## Directions for this task
Transcribe the whole listing without a single picture.

## Records for this task
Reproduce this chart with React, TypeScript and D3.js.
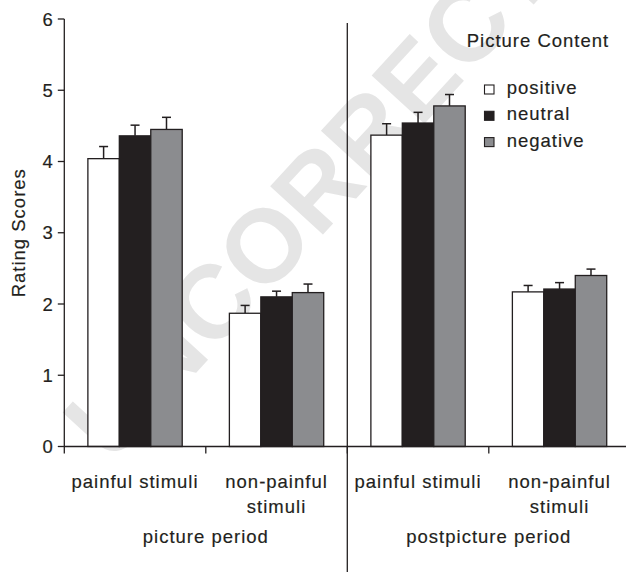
import React from "react";
import * as d3 from "d3";

// Rating scores per stimulus condition, for each picture content
const periods = ["picture period", "postpicture period"];
const conditionKeys = ["pic-painful", "pic-nonpainful", "post-painful", "post-nonpainful"];
const conditionLabels = [
  ["painful stimuli"],
  ["non-painful", "stimuli"],
  ["painful stimuli"],
  ["non-painful", "stimuli"],
];
const series = ["positive", "neutral", "negative"];
const positiveMeans = [4.04, 1.87, 4.37, 2.17];
const positiveErr = [0.17, 0.11, 0.16, 0.09];
const neutralMeans = [4.36, 2.1, 4.54, 2.21];
const neutralErr = [0.15, 0.08, 0.15, 0.09];
const negativeMeans = [4.45, 2.16, 4.78, 2.4];
const negativeErr = [0.17, 0.12, 0.16, 0.09];
const yTicks = [0, 1, 2, 3, 4, 5, 6];

const W = 626;
const H = 573;
const INK = "#231f20";
const FONT = "'Liberation Sans', Arial, Helvetica, sans-serif";
const FS = 18.5;
const LS = 1.0;

const fills: Record<string, string> = {
  positive: "#ffffff",
  neutral: "#231f20",
  negative: "#8b8c8f",
};

const means: Record<string, number[]> = {
  positive: positiveMeans,
  neutral: neutralMeans,
  negative: negativeMeans,
};
const errs: Record<string, number[]> = {
  positive: positiveErr,
  neutral: neutralErr,
  negative: negativeErr,
};

export default function App() {
  const y = d3.scaleLinear().domain([0, 6]).range([446.5, 19]);
  const x0 = d3.scaleBand<string>().domain(conditionKeys).range([64.3, 630.3]).padding(0);
  const x1 = d3
    .scaleBand<string>()
    .domain(series)
    .range([0, x0.bandwidth()])
    .paddingInner(0)
    .paddingOuter(0.75);

  const axisY = y(0);
  const axisX = x0.range()[0];
  // boundary between the two periods
  const divider = x0(conditionKeys[2])!;

  const textStyle = {
    fontFamily: FONT,
    fontSize: FS,
    letterSpacing: LS,
    fill: INK,
    stroke: INK,
    strokeWidth: 0.18,
  } as const;

  return (
    <div style={{ position: "absolute", left: 0, top: 0 }}>
      <svg width={W} height={H} viewBox={`0 0 ${W} ${H}`} style={{ display: "block", background: "#fff" }}>
        {/* watermark */}
        <g transform="translate(357,142) rotate(-47.5)">
          <text
            textAnchor="middle"
            dy="0.36em"
            style={{ fontFamily: FONT, fontSize: 104, fontWeight: 700, fill: "#e5e5e5" }}
          >
            UNCORRECTED
          </text>
        </g>

        {/* bars with upward error bars */}
        {conditionKeys.map((key, ci) => (
          <g key={key} transform={`translate(${x0(key)},0)`}>
            {series.map((s) => {
              const v = means[s][ci];
              const e = errs[s][ci];
              const bx = x1(s)!;
              const bw = x1.bandwidth();
              const cx = bx + bw / 2;
              return (
                <g key={s}>
                  <line x1={cx} x2={cx} y1={y(v)} y2={y(v + e)} stroke={INK} strokeWidth={1.5} />
                  <line x1={cx - 4.5} x2={cx + 4.5} y1={y(v + e)} y2={y(v + e)} stroke={INK} strokeWidth={1.5} />
                  <rect
                    x={bx}
                    y={y(v)}
                    width={bw}
                    height={axisY - y(v)}
                    fill={fills[s]}
                    stroke={INK}
                    strokeWidth={1.3}
                  />
                </g>
              );
            })}
          </g>
        ))}

        {/* y axis */}
        <line x1={axisX} x2={axisX} y1={y(6)} y2={axisY + 7} stroke={INK} strokeWidth={1.3} />
        {yTicks.map((t) => (
          <g key={t}>
            <line x1={axisX - 6.5} x2={axisX} y1={y(t)} y2={y(t)} stroke={INK} strokeWidth={1.3} />
            <text x={52.7} y={y(t)} dy="0.36em" textAnchor="end" style={{ ...textStyle, letterSpacing: 0 }}>
              {t}
            </text>
          </g>
        ))}
        <text
          transform={`translate(25,${y(3)}) rotate(-90)`}
          textAnchor="middle"
          style={textStyle}
        >
          Rating Scores
        </text>

        {/* x axis */}
        <line x1={axisX} x2={W} y1={axisY} y2={axisY} stroke={INK} strokeWidth={1.3} />
        {conditionKeys.slice(1).map((k) => (
          <line key={k} x1={x0(k)} x2={x0(k)} y1={axisY} y2={axisY + 7} stroke={INK} strokeWidth={1.3} />
        ))}
        <line x1={divider} x2={divider} y1={23} y2={572} stroke={INK} strokeWidth={1.3} />

        {/* condition labels */}
        {conditionKeys.map((k, ci) => (
          <text key={k} x={x0(k)! + x0.bandwidth() / 2} y={487.5} textAnchor="middle" style={textStyle}>
            {conditionLabels[ci].map((line, li) => (
              <tspan key={li} x={x0(k)! + x0.bandwidth() / 2} dy={li === 0 ? 0 : 25.5}>
                {line}
              </tspan>
            ))}
          </text>
        ))}

        {/* period labels */}
        {periods.map((p, pi) => (
          <text key={p} x={x0(conditionKeys[pi * 2 + 1])!} y={542.7} textAnchor="middle" style={textStyle}>
            {p}
          </text>
        ))}

        {/* legend */}
        <text x={466.7} y={46.7} style={textStyle}>
          Picture Content
        </text>
        {series.map((s, i) => {
          const by = 94 + i * 26.3;
          return (
            <g key={s}>
              <rect x={484.5} y={by - 9} width={9.5} height={9} fill={fills[s]} stroke={INK} strokeWidth={1.1} />
              <text x={506.7} y={by} style={textStyle}>
                {s}
              </text>
            </g>
          );
        })}
      </svg>
    </div>
  );
}
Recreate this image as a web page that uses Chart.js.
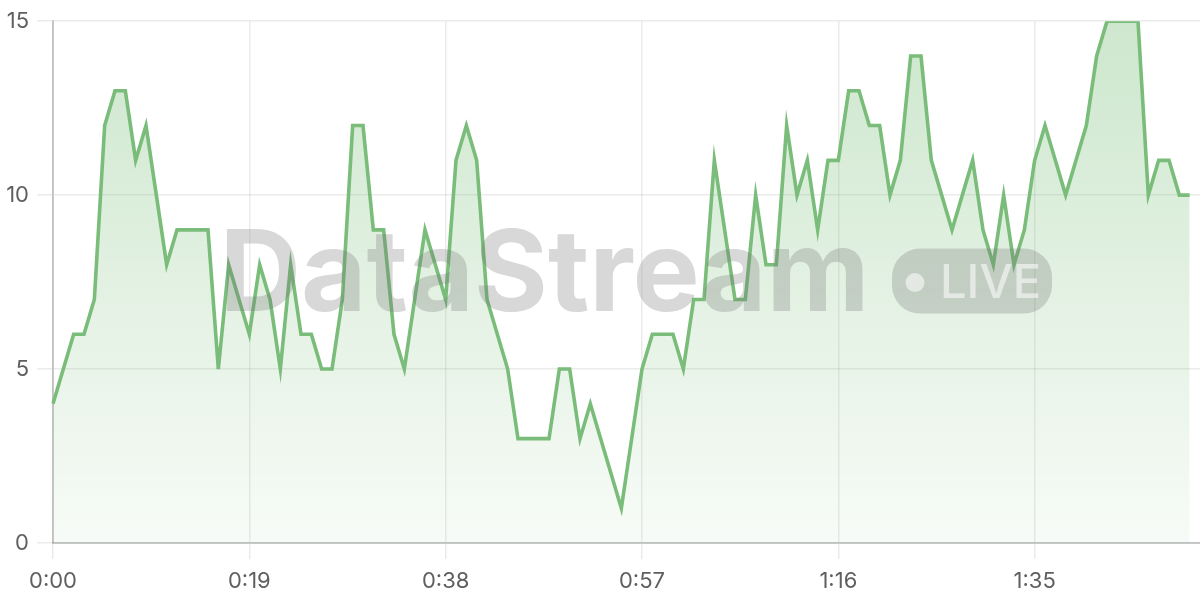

## Full answer
Reproduce this chart with React, TypeScript and D3.js.
import React from "react";
import * as d3 from "d3";

// Rating scores per stimulus condition, for each picture content
const periods = ["picture period", "postpicture period"];
const conditionKeys = ["pic-painful", "pic-nonpainful", "post-painful", "post-nonpainful"];
const conditionLabels = [
  ["painful stimuli"],
  ["non-painful", "stimuli"],
  ["painful stimuli"],
  ["non-painful", "stimuli"],
];
const series = ["positive", "neutral", "negative"];
const positiveMeans = [4.04, 1.87, 4.37, 2.17];
const positiveErr = [0.17, 0.11, 0.16, 0.09];
const neutralMeans = [4.36, 2.1, 4.54, 2.21];
const neutralErr = [0.15, 0.08, 0.15, 0.09];
const negativeMeans = [4.45, 2.16, 4.78, 2.4];
const negativeErr = [0.17, 0.12, 0.16, 0.09];
const yTicks = [0, 1, 2, 3, 4, 5, 6];

const W = 626;
const H = 573;
const INK = "#231f20";
const FONT = "'Liberation Sans', Arial, Helvetica, sans-serif";
const FS = 18.5;
const LS = 1.0;

const fills: Record<string, string> = {
  positive: "#ffffff",
  neutral: "#231f20",
  negative: "#8b8c8f",
};

const means: Record<string, number[]> = {
  positive: positiveMeans,
  neutral: neutralMeans,
  negative: negativeMeans,
};
const errs: Record<string, number[]> = {
  positive: positiveErr,
  neutral: neutralErr,
  negative: negativeErr,
};

export default function App() {
  const y = d3.scaleLinear().domain([0, 6]).range([446.5, 19]);
  const x0 = d3.scaleBand<string>().domain(conditionKeys).range([64.3, 630.3]).padding(0);
  const x1 = d3
    .scaleBand<string>()
    .domain(series)
    .range([0, x0.bandwidth()])
    .paddingInner(0)
    .paddingOuter(0.75);

  const axisY = y(0);
  const axisX = x0.range()[0];
  // boundary between the two periods
  const divider = x0(conditionKeys[2])!;

  const textStyle = {
    fontFamily: FONT,
    fontSize: FS,
    letterSpacing: LS,
    fill: INK,
    stroke: INK,
    strokeWidth: 0.18,
  } as const;

  return (
    <div style={{ position: "absolute", left: 0, top: 0 }}>
      <svg width={W} height={H} viewBox={`0 0 ${W} ${H}`} style={{ display: "block", background: "#fff" }}>
        {/* watermark */}
        <g transform="translate(357,142) rotate(-47.5)">
          <text
            textAnchor="middle"
            dy="0.36em"
            style={{ fontFamily: FONT, fontSize: 104, fontWeight: 700, fill: "#e5e5e5" }}
          >
            UNCORRECTED
          </text>
        </g>

        {/* bars with upward error bars */}
        {conditionKeys.map((key, ci) => (
          <g key={key} transform={`translate(${x0(key)},0)`}>
            {series.map((s) => {
              const v = means[s][ci];
              const e = errs[s][ci];
              const bx = x1(s)!;
              const bw = x1.bandwidth();
              const cx = bx + bw / 2;
              return (
                <g key={s}>
                  <line x1={cx} x2={cx} y1={y(v)} y2={y(v + e)} stroke={INK} strokeWidth={1.5} />
                  <line x1={cx - 4.5} x2={cx + 4.5} y1={y(v + e)} y2={y(v + e)} stroke={INK} strokeWidth={1.5} />
                  <rect
                    x={bx}
                    y={y(v)}
                    width={bw}
                    height={axisY - y(v)}
                    fill={fills[s]}
                    stroke={INK}
                    strokeWidth={1.3}
                  />
                </g>
              );
            })}
          </g>
        ))}

        {/* y axis */}
        <line x1={axisX} x2={axisX} y1={y(6)} y2={axisY + 7} stroke={INK} strokeWidth={1.3} />
        {yTicks.map((t) => (
          <g key={t}>
            <line x1={axisX - 6.5} x2={axisX} y1={y(t)} y2={y(t)} stroke={INK} strokeWidth={1.3} />
            <text x={52.7} y={y(t)} dy="0.36em" textAnchor="end" style={{ ...textStyle, letterSpacing: 0 }}>
              {t}
            </text>
          </g>
        ))}
        <text
          transform={`translate(25,${y(3)}) rotate(-90)`}
          textAnchor="middle"
          style={textStyle}
        >
          Rating Scores
        </text>

        {/* x axis */}
        <line x1={axisX} x2={W} y1={axisY} y2={axisY} stroke={INK} strokeWidth={1.3} />
        {conditionKeys.slice(1).map((k) => (
          <line key={k} x1={x0(k)} x2={x0(k)} y1={axisY} y2={axisY + 7} stroke={INK} strokeWidth={1.3} />
        ))}
        <line x1={divider} x2={divider} y1={23} y2={572} stroke={INK} strokeWidth={1.3} />

        {/* condition labels */}
        {conditionKeys.map((k, ci) => (
          <text key={k} x={x0(k)! + x0.bandwidth() / 2} y={487.5} textAnchor="middle" style={textStyle}>
            {conditionLabels[ci].map((line, li) => (
              <tspan key={li} x={x0(k)! + x0.bandwidth() / 2} dy={li === 0 ? 0 : 25.5}>
                {line}
              </tspan>
            ))}
          </text>
        ))}

        {/* period labels */}
        {periods.map((p, pi) => (
          <text key={p} x={x0(conditionKeys[pi * 2 + 1])!} y={542.7} textAnchor="middle" style={textStyle}>
            {p}
          </text>
        ))}

        {/* legend */}
        <text x={466.7} y={46.7} style={textStyle}>
          Picture Content
        </text>
        {series.map((s, i) => {
          const by = 94 + i * 26.3;
          return (
            <g key={s}>
              <rect x={484.5} y={by - 9} width={9.5} height={9} fill={fills[s]} stroke={INK} strokeWidth={1.1} />
              <text x={506.7} y={by} style={textStyle}>
                {s}
              </text>
            </g>
          );
        })}
      </svg>
    </div>
  );
}
Recreate this image as a web page that uses Chart.js.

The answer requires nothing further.